北側。部屋の窓から撮影したので木が邪魔。

 夕食は館内のレストランでフレンチのコースを。オーベルジュというからには否応なしに期待してしまう。

レストランの入口。

 ワインのペアリングセットというのがあったので頼んでみた。スパーリング+白+赤の3杯で、それぞれその日の食事に合ったものを出してくれる、というもの。食事とワインを合わせる、とはよく言われるけれど実際やったことはなかったので、なるほどこういうことか!と納得できる良い機会になった。
 ただし私のワインの許容量はグラス1杯なので、後で潰れる羽目になった(し、それゆえ身体的にもうこれは出来ないな……)。

テーブルの置物が可愛い。
前菜。鮪とアボカド。
スープ。カリフラワーのポタージュ。
魚料理。何の魚か聞きそびれた……。ソースが3種類。
口直しにパイナップルのシャーベット。
肉料理。いくつか選べた中で鹿のローストにした。
デザートは苺のスイーツ。

 正直、食には疎いしフレンチなんてめったに食べないので良し悪しはあまり分からないのだが(一応言っておくとちゃんと美味しかった、ただこれが特別なのか分からないだけ)、個室でゆったり食べられたのはよかった。1人だと特にいつもと変化はないけれど、夫婦で2人の時間を過ごす、みたいな時にはぴったりだなと思った。

 各宿泊棟の1階に貸切風呂が4種類、そのほかに貸切露天風呂が2つ、予約なしで利用できる。広いお風呂に入るのが今回の旅の目的とはいえ当初そのつもりはなかったが、何だかんだで全種類制覇してしまった。

使用中は看板の上のランプがつく。建物の入口にも同じランプがあるので外からも分かる。
ワイン風呂。
海洋深層水のお風呂。

 正直、いろんなお風呂が、とは言っても香りづけ程度のもので、真面目に期待するものではないと思う。私はその辺はどうでもよくて、ただ広いお風呂に足伸ばして浸かれればよかったので満足した。
 ちょうど私が泊まっていた部屋の下の階に漫画とマッサージチェアの部屋があったので、マッサージチェアだけ拝借した。

ちなみに後ろの漫画は30代が「定番だな~」と思う感じのラインナップ。

 

 翌朝は雨。

館内移動用の傘。
どんよりした景色に虹色の傘が映える。かわいい。

 朝食は夕食と同じレストランで。

ジャムとバターは持ち帰り可。
スープ(クラムチャウダー)とサラダと肉とキッシュ。
パンも持ち帰り可だったけど全部食べてしまった。

※卵料理はオムレツを選んだけど写真を撮り忘れた

ヨーグルト。

 朝食後はもうチェックアウトまで部屋でくつろぎ倒して、宿の送迎車で館山駅まで送ってもらい、鈍行でひたすら東京湾沿いをたどって帰宅。帰りの電車がなかなかの苦行だった(鈍行ロングシート3時間……)ので、次は素直に高速バスを使おうと思う。

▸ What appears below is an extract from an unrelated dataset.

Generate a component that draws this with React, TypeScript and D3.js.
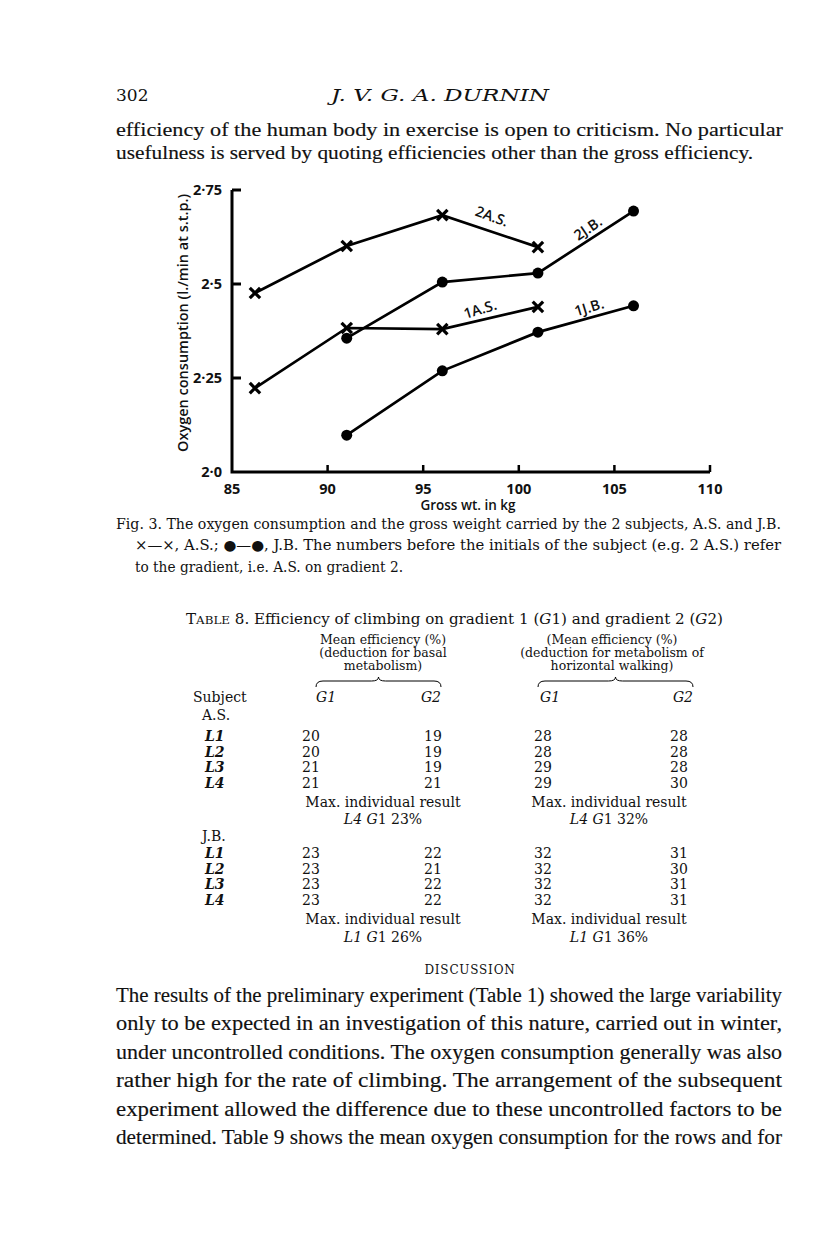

 宿の規模もそこまで大きくなく、リゾート気分でのんびりできた。施設や周りの環境を楽しみつくすには1泊じゃ足りないだろう。2~3泊とかして、昼間に暇すぎて海まで散歩に行ったりとか、いろいろ想像できる。
 スタッフさんは親切でアットホームな雰囲気だけど、かといって距離が近すぎるわけでもなくてちょうどよかった。帰りの送迎車も最初は頼んでいなかったけれど、他に使う人がいて、かつ空きがあったのか声をかけてもらった。
 とにかく現実逃避にぴったりな場所で個人的にはかなり気に入った。別荘とか持ってたらわりとこんな感じなのかな、なんて思ったり。次来るなら、夜に外でくつろいでも風邪をひかないで済むような時期にしたい。